I think it’s important to be clear about the core problem, though, because otherwise you might be tempted to do a lot of work on solutions that are ultimately mostly cosmetic. Like, why is reviewing such a problem to begin with? It’s ultimately because, for authors, there’s a lot of incentive to prioritize publishing volume rather than publishing quality, because that’s what gets you a job at NVIDIA.
Thus the publishing incentives are fundamentally set up such that you need a large amount of labor to do reviewing, because there’s just such a large number of submissions. Double blind reviewing etc. can help to adjust the incentives a bit in favor of fairness but it ultimately does nothing to stem the firehose of frivolous garbage research that people try to get published in the first place.

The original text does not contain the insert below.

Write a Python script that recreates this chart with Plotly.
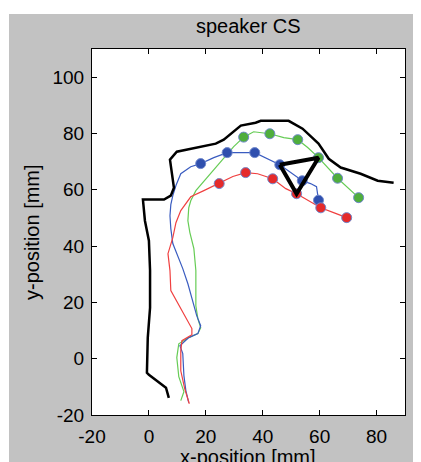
import plotly.graph_objects as go

# ---- data ----
outline_x = [7.0, 6.0, 0.0, -0.7, -0.4, 0.4, 0.4, 0.0, -1.4, -2.1, 5.3, 7.7, 8.8, 7.4, 9.8, 23.5, 26.3, 32.3, 37.5, 39.3, 49.1, 54.0, 59.6, 63.2, 67.4, 74.4, 80.4, 86.0]
outline_y = [-13.9, -10.3, -5.7, -5.0, 7.5, 18.1, 31.3, 41.9, 49.0, 56.5, 56.5, 57.9, 60.7, 70.7, 73.5, 76.4, 77.8, 82.8, 83.8, 84.5, 84.5, 81.7, 76.4, 71.0, 67.9, 65.7, 63.2, 62.5]

green_line_x = [11.2, 12.3, 10.5, 9.8, 10.5, 14.0, 17.2, 18.2, 17.2, 16.5, 16.5, 15.8, 14.4, 13.7, 14.0, 14.7, 16.5, 20.0, 25.3, 29.8, 33.3, 36.8, 42.5, 47.4, 52.3, 55.8, 59.6, 66.3, 73.7]
green_line_y = [-14.9, -11.7, -6.4, 0.4, 5.3, 7.5, 8.9, 11.0, 14.2, 18.8, 31.3, 39.1, 44.8, 49.0, 53.6, 56.1, 59.7, 63.9, 70.3, 75.3, 78.7, 80.6, 79.9, 78.5, 77.8, 75.0, 71.4, 64.1, 57.2]
green_pts_x = [33.3, 42.5, 52.3, 59.6, 66.3, 73.7]
green_pts_y = [78.7, 79.9, 77.8, 71.4, 64.1, 57.2]

blue_line_x = [14.0, 13.0, 12.3, 11.9, 10.9, 14.0, 17.2, 18.2, 16.8, 15.4, 13.7, 11.9, 10.2, 8.4, 7.7, 7.4, 7.7, 8.4, 9.5, 11.2, 14.7, 18.2, 22.8, 27.5, 37.2, 41.8, 46.0, 53.9, 56.8, 58.9, 59.6]
blue_line_y = [-15.6, -11.4, -6.0, 1.8, 4.6, 7.5, 8.9, 11.7, 15.3, 20.6, 26.6, 32.0, 36.2, 40.9, 46.2, 50.8, 54.7, 57.9, 61.5, 65.7, 68.2, 69.3, 71.4, 73.2, 73.2, 71.0, 68.9, 63.2, 62.2, 61.1, 56.3]
blue_pts_x = [18.2, 27.5, 37.2, 46.0, 53.9, 59.6]
blue_pts_y = [69.3, 73.2, 73.2, 68.9, 63.2, 56.3]

red_line_x = [14.2, 12.6, 11.2, 11.2, 11.6, 15.1, 15.1, 13.0, 10.2, 7.7, 7.4, 6.7, 8.4, 9.5, 11.2, 14.7, 19.3, 24.7, 29.5, 34.0, 38.2, 43.5, 48.1, 51.9, 56.1, 60.4, 64.9, 69.5]
red_line_y = [-16.0, -10.7, -4.3, 2.8, 6.4, 8.5, 10.7, 14.6, 19.5, 24.2, 31.3, 37.3, 43.0, 48.3, 52.6, 57.5, 59.7, 62.2, 64.7, 66.1, 65.7, 63.9, 60.4, 58.6, 56.1, 53.6, 51.9, 50.1]
red_pts_x = [24.7, 34.0, 43.5, 51.9, 60.4, 69.5]
red_pts_y = [62.2, 66.1, 63.9, 58.6, 53.6, 50.1]

tri_index = 3  # markers joined by the triangle

x_ticks = [-20, 0, 20, 40, 60, 80]
y_ticks = [-20, 0, 20, 40, 60, 80, 100]

# ---- figure ----
FONT = "Liberation Sans, Arial"
fig = go.Figure()

series = [
    (green_line_x, green_line_y, green_pts_x, green_pts_y, "#66cc55", "#4fae3c"),
    (blue_line_x, blue_line_y, blue_pts_x, blue_pts_y, "#3a5cc0", "#2f4fae"),
    (red_line_x, red_line_y, red_pts_x, red_pts_y, "#f04040", "#e52a2a"),
]
for lx, ly, px, py, lc, mc in series:
    fig.add_trace(go.Scatter(x=lx, y=ly, mode="lines", line=dict(color=lc, width=1.2),
                             hoverinfo="skip", showlegend=False))

fig.add_trace(go.Scatter(x=outline_x, y=outline_y, mode="lines",
                         line=dict(color="black", width=2.5), showlegend=False))

for lx, ly, px, py, lc, mc in series:
    fig.add_trace(go.Scatter(x=px, y=py, mode="markers",
                             marker=dict(color=mc, size=10, line=dict(color="#7088cc", width=1)),
                             showlegend=False))

tri_x = [blue_pts_x[tri_index], green_pts_x[tri_index], red_pts_x[tri_index], blue_pts_x[tri_index]]
tri_y = [blue_pts_y[tri_index], green_pts_y[tri_index], red_pts_y[tri_index], blue_pts_y[tri_index]]
fig.add_trace(go.Scatter(x=tri_x, y=tri_y, mode="lines",
                         line=dict(color="black", width=4), showlegend=False))

axis_common = dict(
    showgrid=False, zeroline=False, showline=True, linecolor="black", linewidth=1,
    mirror="ticks", ticks="inside", ticklen=5, tickcolor="black", automargin=False,
    tickfont=dict(family=FONT, size=19, color="black"),
)

fig.update_xaxes(range=[-20, 90], tickvals=x_ticks, ticktext=[str(v) for v in x_ticks],
                 ticklabelstandoff=4, **axis_common)
fig.update_yaxes(range=[-20, 110], tickvals=y_ticks, ticktext=[str(v) for v in y_ticks],
                 ticklabelstandoff=3, **axis_common)

# The page body has an 8px margin; the figure is sized/placed so the page matches 421x462.
OFF = 8
W, H = 421 - OFF, 462 - OFF
PL, PT, PB, PR = 92 - OFF, 49 - OFF, 415 - OFF, 405 - OFF
PH = PB - PT
PW = PR - PL

def px_to_paper(x, y):
    return (x - OFF - PL) / PW, (PB - (y - OFF)) / PH

tx, ty = px_to_paper(248, 26)
xx, xy = px_to_paper(248, 457)
yx, yy = px_to_paper(32, 232)
_, top_white = px_to_paper(0, 14)
left_white, _ = px_to_paper(9, 0)

fig.update_layout(
    width=W, height=H,
    margin=dict(l=PL, r=W - PR, t=PT, b=H - PB, autoexpand=False),
    paper_bgcolor="#c2c2c2", plot_bgcolor="white",
    annotations=[
        dict(text="speaker CS", xref="paper", yref="paper", x=tx, y=ty, xanchor="center",
             yanchor="middle", showarrow=False, font=dict(family=FONT, size=20, color="black")),
        dict(text="x-position [mm]", xref="paper", yref="paper", x=xx, y=xy, xanchor="center",
             yanchor="middle", showarrow=False, font=dict(family=FONT, size=20, color="black")),
        dict(text="y-position [mm]", xref="paper", yref="paper", x=yx, y=yy, xanchor="center",
             yanchor="middle", textangle=-90, showarrow=False,
             font=dict(family=FONT, size=20, color="black")),
    ],
    shapes=[
        dict(type="rect", xref="paper", yref="paper", x0=-0.5, x1=1.2,
             y0=top_white, y1=1.3, fillcolor="white", line=dict(width=0), layer="below"),
        dict(type="rect", xref="paper", yref="paper", x0=-0.5, x1=left_white,
             y0=-0.3, y1=1.3, fillcolor="white", line=dict(width=0), layer="below"),
    ],
)

fig.write_html("out.html")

So a real solution would do at least one of two things:
This problem exists throughout academia, but I think it’s especially acute in CS and ML because of the weirdly constrained channels for publishing research. For example I think that using conferences as the primary method of communicating results has unnecessarily hamstrung the entire field of research. Other fields of study primarily use journals, which is inherently less expensive and more scalable.
I appreciate your laying things out clearly. I think breaking up the field into smaller, more journal-like venues sounds like a step in the right direction, and I’m sure some of that thought went into creating TMLR. I do wonder though if that becomes too popular, whether the same problems would reappear…people/companies would uphold a select number of venues, and everyone will end up submitting to those venues, etc…
Talk about publishing, everyone and their mom creating blogs and posting them everywhere posoble… And these people just read quick start page of any new library and flood the internet with mediocre content. I’m tired of looking through hundreds of such article to find one whenever I want to do something which is just one step more than hello world.
Even if you’re doing it out of passion, you’re still being crushed by the insane competition and publish or perish on steroids.